Psychologists and licensed professional counselors repeatedly warn that doing this excessively is not good for our mental health. We’re all seeing the detrimental effects isolation can have on us due to the current public health crisis, and making that even worse by spending entire days completely alone staring into a screen is not going to improve things. And of course it’s never good to sit around for days instead of getting exercise, stay up too late because you’re watching something, or skip showers and meals to watch tv. They note that “I was binge watching my show to relax,” has become an excuse for neglecting important details in your life.
But some experts note that, if done within reason, binge watching really can relieve stress. It does this by taking you out of the world for a while, allowing you to focus on a story instead of the news or your bills or whatever else is weighing on your mind. It can also improve your social life, especially now, when we’re all stuck at home, by giving you something to talk about with others.
Store employees who ask to see your receipt really do have to ask…just not for the reason you might think.
Though the practice has faded down in recent years, with many stores abandoning it altogether, we can all remember when certain big box stores featured “greeters” waiting to ask to see your receipt as you exited the store.
This can feel insulting, as though they’re treating you like a thief. It also seems to be a pointless waste of their time.
“I don’t steal,” you think. “But if I were going to steal something, I would destroy the packaging that set off the alarm and conceal the item, not parade past half the store’s employees with the packaged item sitting in my cart.” And you would be right.

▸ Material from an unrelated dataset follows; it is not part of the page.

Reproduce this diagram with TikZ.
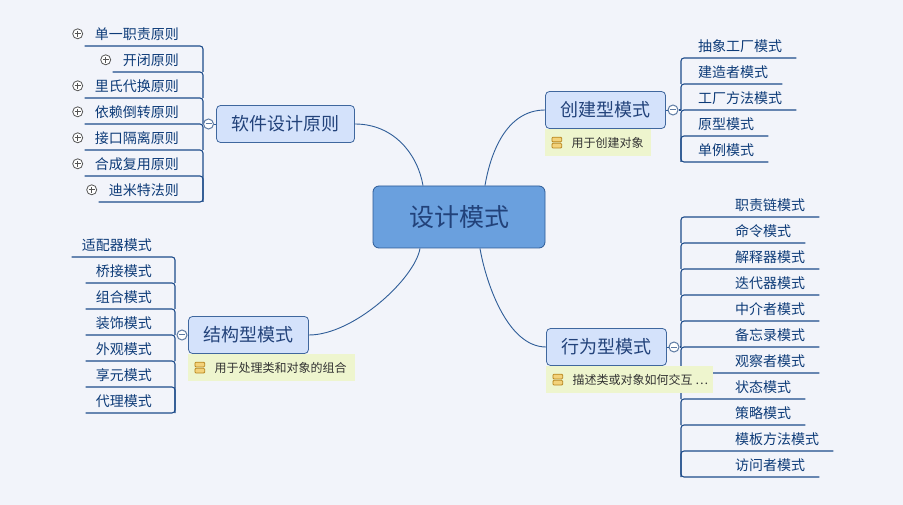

Somebody standing in the doorway reading your receipt for tissues, toothpaste, and a new throw pillow is not going to do anything to stop theft, except maybe send the message to would-be thieves that the employees are watching them.
But it is true that the employee is required to check, for reasons that have to do with them, not you. In most cases, the person tasked with checking receipts at the doorway of a store has the lowest level job in that store. They get paid the least, and get bossed around by everybody from the cashiers to the floor associates to the customer service managers who actually are their supervisors. While there is absolutely no reason for any store employee to raise their voice at you, block your path out of the store in any way, embarrass you, or treat you like you’re doing something wrong when you aren’t, the person needs to do something that constitutes “checking the receipt” in order to keep their job. And they are often being monitored by several other employees in the store.
Much of what we read, hear, or experience and think “that’s ridiculous,” actually is ridiculous. Healthy skepticism and critical thinking is a good thing, and is especially important at a time when believing wildly farfetched stories about serious issues backed up by nothing more than other people yelling …or posting..nonsense can be harmful to ourselves and others. But every once in a while, the absurd, silly, or useless turns out to have a legitimate reason behind it.